Dennis Covington (October 30, 1948 – April 14, 2024) was an American author whose work included two novels and four nonfiction books. His subject matter includes spirituality, the environment, and the South. Covington's book Salvation on Sand Mountain was a 1995 National Book Award finalist and his articles have been published in The New York Times, Vogue and Redbook.

==Life and career==
Covington was born in Birmingham, Alabama, studied fiction writing and earned a BA degree from the University of Virginia, then served in the U.S. Army. He earned an MFA in the early 1970s from the Iowa Writers' Workshop, studying under Raymond Carver. He taught English at the College of Wooster. He married his second wife, writer Vicki Covington, in 1977. The couple returned to Birmingham the following year, and he began teaching at the University of Alabama at Birmingham. The couple divorced in 2005. They have two daughters and three grandchildren.

In 1983, Dennis Covington went to El Salvador as a freelance journalist. In 2003, he became Professor of Creative Writing at Texas Tech University. In 2005, he was a judge for the National Book Awards. Covington spoke at a talk hosted by the University of Central Florida's literary magazine The Cypress Dome in 2009.

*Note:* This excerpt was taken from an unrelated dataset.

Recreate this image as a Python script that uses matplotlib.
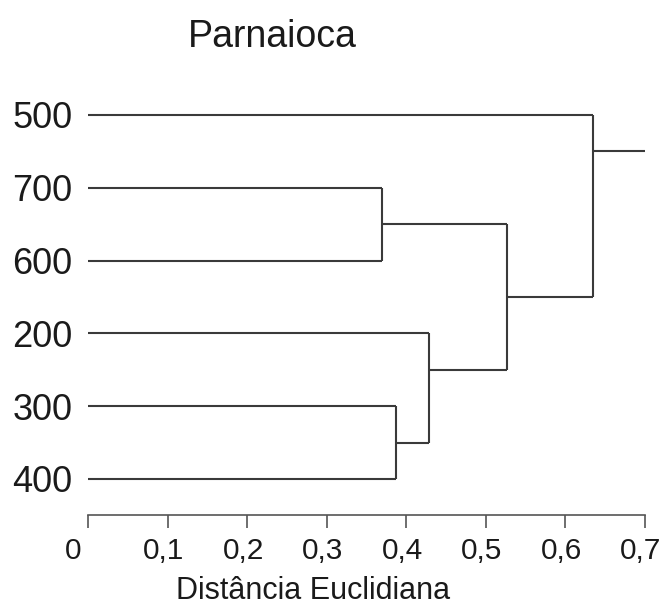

In 1996 Covington received the Stavis Playwriting Award from the National Theatre Conference for his play Lizard based on his novel with the same name.

In November 2017, Covington started his column called “Deep in the Heart,” published online by The American Scholar. He wrote a total of 20 mini-essays on life in Texas, family, lost love, health issues, and his childhood in Alabama. Covington’s essays were well-received.

Covington died in Lubbock, Texas, from complications from Lewy body dementia on April 14, 2024, at the age of 75.

==Works==
- Lizard, New York: Delacorte Press, 1991. For younger readers.
- Lasso the Moon, New York: Delacorte Press, 1995. For younger readers.
- Salvation on Sand Mountain: Snake Handling and Salvation in Southern Appalachia, Reading, Mass.: Addison-Wesley, 1995, ISBN 978-0-14-025458-7
- Cleaving: The Story of a Marriage (with Vicki Covington), New York: North Point Press, 1999.
- Redneck Riviera: Armadillos, Outlaws, and the Demise of an American Dream, New York: Counterpoint, 2004.
- Revelation: A Search for Faith in a Violent Religious World, New York: Little Brown & Company, 2016.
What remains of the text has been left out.